> Given instruction
Give all the lines below again, exactly, with no pictures.
• • • • • • •
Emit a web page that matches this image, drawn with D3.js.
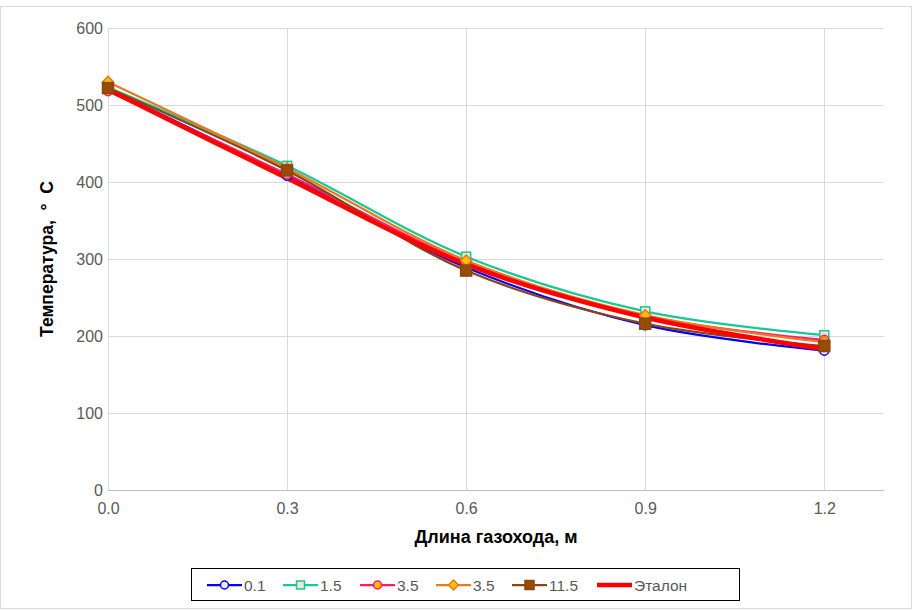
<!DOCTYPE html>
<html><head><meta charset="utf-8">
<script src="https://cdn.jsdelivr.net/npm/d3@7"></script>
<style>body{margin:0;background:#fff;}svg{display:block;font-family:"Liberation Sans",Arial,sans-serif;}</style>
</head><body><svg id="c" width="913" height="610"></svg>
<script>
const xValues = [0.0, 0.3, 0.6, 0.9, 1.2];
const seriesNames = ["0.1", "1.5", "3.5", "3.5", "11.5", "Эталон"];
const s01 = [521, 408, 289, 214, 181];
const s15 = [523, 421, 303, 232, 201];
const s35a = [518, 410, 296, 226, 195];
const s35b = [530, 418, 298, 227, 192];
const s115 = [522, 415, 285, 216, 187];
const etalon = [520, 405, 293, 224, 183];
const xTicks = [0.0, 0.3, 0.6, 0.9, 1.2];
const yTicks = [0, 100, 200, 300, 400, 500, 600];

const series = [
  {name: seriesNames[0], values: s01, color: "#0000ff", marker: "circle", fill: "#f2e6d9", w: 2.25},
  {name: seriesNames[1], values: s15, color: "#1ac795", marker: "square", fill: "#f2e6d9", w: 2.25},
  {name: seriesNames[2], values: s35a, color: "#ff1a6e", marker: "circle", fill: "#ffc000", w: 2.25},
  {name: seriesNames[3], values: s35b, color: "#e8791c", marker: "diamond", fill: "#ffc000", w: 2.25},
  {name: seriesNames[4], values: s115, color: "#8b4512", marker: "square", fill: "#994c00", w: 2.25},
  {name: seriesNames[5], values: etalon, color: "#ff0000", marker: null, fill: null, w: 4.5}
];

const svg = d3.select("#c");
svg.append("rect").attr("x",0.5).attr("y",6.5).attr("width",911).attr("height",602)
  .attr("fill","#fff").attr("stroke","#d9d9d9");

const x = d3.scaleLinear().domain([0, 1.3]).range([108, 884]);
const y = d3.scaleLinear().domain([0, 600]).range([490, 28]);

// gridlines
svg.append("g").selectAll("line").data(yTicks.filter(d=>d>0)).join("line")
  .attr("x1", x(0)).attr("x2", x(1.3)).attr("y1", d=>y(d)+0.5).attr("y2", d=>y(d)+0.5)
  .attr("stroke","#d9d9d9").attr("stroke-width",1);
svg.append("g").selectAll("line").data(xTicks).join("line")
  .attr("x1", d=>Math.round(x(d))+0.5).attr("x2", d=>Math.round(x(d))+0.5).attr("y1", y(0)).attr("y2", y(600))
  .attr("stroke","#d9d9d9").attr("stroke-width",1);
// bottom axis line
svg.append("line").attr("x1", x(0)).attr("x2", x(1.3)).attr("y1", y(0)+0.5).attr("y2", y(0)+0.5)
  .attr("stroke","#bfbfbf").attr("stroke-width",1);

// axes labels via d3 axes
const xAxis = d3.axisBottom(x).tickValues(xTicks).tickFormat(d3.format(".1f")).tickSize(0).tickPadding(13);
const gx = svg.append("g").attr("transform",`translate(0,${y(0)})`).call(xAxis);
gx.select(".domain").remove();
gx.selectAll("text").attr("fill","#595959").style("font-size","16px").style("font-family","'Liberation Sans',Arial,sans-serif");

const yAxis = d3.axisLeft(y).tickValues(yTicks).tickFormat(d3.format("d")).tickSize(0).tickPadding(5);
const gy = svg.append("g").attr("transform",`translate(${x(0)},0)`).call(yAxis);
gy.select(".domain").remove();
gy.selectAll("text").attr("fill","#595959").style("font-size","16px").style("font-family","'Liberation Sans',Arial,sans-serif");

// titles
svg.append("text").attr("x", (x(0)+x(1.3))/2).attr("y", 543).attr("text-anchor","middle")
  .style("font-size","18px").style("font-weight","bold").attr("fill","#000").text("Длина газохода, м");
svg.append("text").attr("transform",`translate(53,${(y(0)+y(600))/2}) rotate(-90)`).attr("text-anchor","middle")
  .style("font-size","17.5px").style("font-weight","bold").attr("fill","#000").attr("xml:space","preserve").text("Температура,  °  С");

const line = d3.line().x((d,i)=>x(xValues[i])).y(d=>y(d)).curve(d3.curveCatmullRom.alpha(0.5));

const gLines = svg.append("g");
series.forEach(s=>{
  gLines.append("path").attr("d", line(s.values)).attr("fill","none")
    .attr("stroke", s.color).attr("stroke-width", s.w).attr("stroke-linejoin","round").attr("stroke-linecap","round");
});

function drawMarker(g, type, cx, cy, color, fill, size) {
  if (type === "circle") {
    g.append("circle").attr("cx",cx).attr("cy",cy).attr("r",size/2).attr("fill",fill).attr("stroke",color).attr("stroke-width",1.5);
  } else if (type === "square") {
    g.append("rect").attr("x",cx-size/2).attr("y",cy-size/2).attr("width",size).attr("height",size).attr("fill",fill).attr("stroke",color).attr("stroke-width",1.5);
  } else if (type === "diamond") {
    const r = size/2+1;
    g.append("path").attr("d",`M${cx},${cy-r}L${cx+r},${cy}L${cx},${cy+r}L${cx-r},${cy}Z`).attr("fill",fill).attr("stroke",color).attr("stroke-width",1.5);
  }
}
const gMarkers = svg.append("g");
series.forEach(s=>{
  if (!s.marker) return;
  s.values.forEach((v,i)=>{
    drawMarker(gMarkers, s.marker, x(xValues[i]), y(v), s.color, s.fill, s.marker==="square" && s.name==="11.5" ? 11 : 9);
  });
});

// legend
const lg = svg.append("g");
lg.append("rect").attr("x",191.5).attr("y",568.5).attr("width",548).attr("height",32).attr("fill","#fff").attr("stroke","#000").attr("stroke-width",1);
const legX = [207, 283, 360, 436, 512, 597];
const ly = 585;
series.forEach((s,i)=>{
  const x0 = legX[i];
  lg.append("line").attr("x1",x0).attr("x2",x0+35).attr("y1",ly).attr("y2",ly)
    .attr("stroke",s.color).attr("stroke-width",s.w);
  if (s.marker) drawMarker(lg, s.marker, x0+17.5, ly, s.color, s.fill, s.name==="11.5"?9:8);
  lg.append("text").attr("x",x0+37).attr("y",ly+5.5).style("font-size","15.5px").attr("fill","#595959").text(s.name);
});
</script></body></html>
• • • • • • •
> Full solution
Emit a web page that matches this image, drawn with D3.js.
<!DOCTYPE html>
<html><head><meta charset="utf-8">
<script src="https://cdn.jsdelivr.net/npm/d3@7"></script>
<style>body{margin:0;background:#fff;}svg{display:block;font-family:"Liberation Sans",Arial,sans-serif;}</style>
</head><body><svg id="c" width="913" height="610"></svg>
<script>
const xValues = [0.0, 0.3, 0.6, 0.9, 1.2];
const seriesNames = ["0.1", "1.5", "3.5", "3.5", "11.5", "Эталон"];
const s01 = [521, 408, 289, 214, 181];
const s15 = [523, 421, 303, 232, 201];
const s35a = [518, 410, 296, 226, 195];
const s35b = [530, 418, 298, 227, 192];
const s115 = [522, 415, 285, 216, 187];
const etalon = [520, 405, 293, 224, 183];
const xTicks = [0.0, 0.3, 0.6, 0.9, 1.2];
const yTicks = [0, 100, 200, 300, 400, 500, 600];

const series = [
  {name: seriesNames[0], values: s01, color: "#0000ff", marker: "circle", fill: "#f2e6d9", w: 2.25},
  {name: seriesNames[1], values: s15, color: "#1ac795", marker: "square", fill: "#f2e6d9", w: 2.25},
  {name: seriesNames[2], values: s35a, color: "#ff1a6e", marker: "circle", fill: "#ffc000", w: 2.25},
  {name: seriesNames[3], values: s35b, color: "#e8791c", marker: "diamond", fill: "#ffc000", w: 2.25},
  {name: seriesNames[4], values: s115, color: "#8b4512", marker: "square", fill: "#994c00", w: 2.25},
  {name: seriesNames[5], values: etalon, color: "#ff0000", marker: null, fill: null, w: 4.5}
];

const svg = d3.select("#c");
svg.append("rect").attr("x",0.5).attr("y",6.5).attr("width",911).attr("height",602)
  .attr("fill","#fff").attr("stroke","#d9d9d9");

const x = d3.scaleLinear().domain([0, 1.3]).range([108, 884]);
const y = d3.scaleLinear().domain([0, 600]).range([490, 28]);

// gridlines
svg.append("g").selectAll("line").data(yTicks.filter(d=>d>0)).join("line")
  .attr("x1", x(0)).attr("x2", x(1.3)).attr("y1", d=>y(d)+0.5).attr("y2", d=>y(d)+0.5)
  .attr("stroke","#d9d9d9").attr("stroke-width",1);
svg.append("g").selectAll("line").data(xTicks).join("line")
  .attr("x1", d=>Math.round(x(d))+0.5).attr("x2", d=>Math.round(x(d))+0.5).attr("y1", y(0)).attr("y2", y(600))
  .attr("stroke","#d9d9d9").attr("stroke-width",1);
// bottom axis line
svg.append("line").attr("x1", x(0)).attr("x2", x(1.3)).attr("y1", y(0)+0.5).attr("y2", y(0)+0.5)
  .attr("stroke","#bfbfbf").attr("stroke-width",1);

// axes labels via d3 axes
const xAxis = d3.axisBottom(x).tickValues(xTicks).tickFormat(d3.format(".1f")).tickSize(0).tickPadding(13);
const gx = svg.append("g").attr("transform",`translate(0,${y(0)})`).call(xAxis);
gx.select(".domain").remove();
gx.selectAll("text").attr("fill","#595959").style("font-size","16px").style("font-family","'Liberation Sans',Arial,sans-serif");

const yAxis = d3.axisLeft(y).tickValues(yTicks).tickFormat(d3.format("d")).tickSize(0).tickPadding(5);
const gy = svg.append("g").attr("transform",`translate(${x(0)},0)`).call(yAxis);
gy.select(".domain").remove();
gy.selectAll("text").attr("fill","#595959").style("font-size","16px").style("font-family","'Liberation Sans',Arial,sans-serif");

// titles
svg.append("text").attr("x", (x(0)+x(1.3))/2).attr("y", 543).attr("text-anchor","middle")
  .style("font-size","18px").style("font-weight","bold").attr("fill","#000").text("Длина газохода, м");
svg.append("text").attr("transform",`translate(53,${(y(0)+y(600))/2}) rotate(-90)`).attr("text-anchor","middle")
  .style("font-size","17.5px").style("font-weight","bold").attr("fill","#000").attr("xml:space","preserve").text("Температура,  °  С");

const line = d3.line().x((d,i)=>x(xValues[i])).y(d=>y(d)).curve(d3.curveCatmullRom.alpha(0.5));

const gLines = svg.append("g");
series.forEach(s=>{
  gLines.append("path").attr("d", line(s.values)).attr("fill","none")
    .attr("stroke", s.color).attr("stroke-width", s.w).attr("stroke-linejoin","round").attr("stroke-linecap","round");
});

function drawMarker(g, type, cx, cy, color, fill, size) {
  if (type === "circle") {
    g.append("circle").attr("cx",cx).attr("cy",cy).attr("r",size/2).attr("fill",fill).attr("stroke",color).attr("stroke-width",1.5);
  } else if (type === "square") {
    g.append("rect").attr("x",cx-size/2).attr("y",cy-size/2).attr("width",size).attr("height",size).attr("fill",fill).attr("stroke",color).attr("stroke-width",1.5);
  } else if (type === "diamond") {
    const r = size/2+1;
    g.append("path").attr("d",`M${cx},${cy-r}L${cx+r},${cy}L${cx},${cy+r}L${cx-r},${cy}Z`).attr("fill",fill).attr("stroke",color).attr("stroke-width",1.5);
  }
}
const gMarkers = svg.append("g");
series.forEach(s=>{
  if (!s.marker) return;
  s.values.forEach((v,i)=>{
    drawMarker(gMarkers, s.marker, x(xValues[i]), y(v), s.color, s.fill, s.marker==="square" && s.name==="11.5" ? 11 : 9);
  });
});

// legend
const lg = svg.append("g");
lg.append("rect").attr("x",191.5).attr("y",568.5).attr("width",548).attr("height",32).attr("fill","#fff").attr("stroke","#000").attr("stroke-width",1);
const legX = [207, 283, 360, 436, 512, 597];
const ly = 585;
series.forEach((s,i)=>{
  const x0 = legX[i];
  lg.append("line").attr("x1",x0).attr("x2",x0+35).attr("y1",ly).attr("y2",ly)
    .attr("stroke",s.color).attr("stroke-width",s.w);
  if (s.marker) drawMarker(lg, s.marker, x0+17.5, ly, s.color, s.fill, s.name==="11.5"?9:8);
  lg.append("text").attr("x",x0+37).attr("y",ly+5.5).style("font-size","15.5px").attr("fill","#595959").text(s.name);
});
</script></body></html>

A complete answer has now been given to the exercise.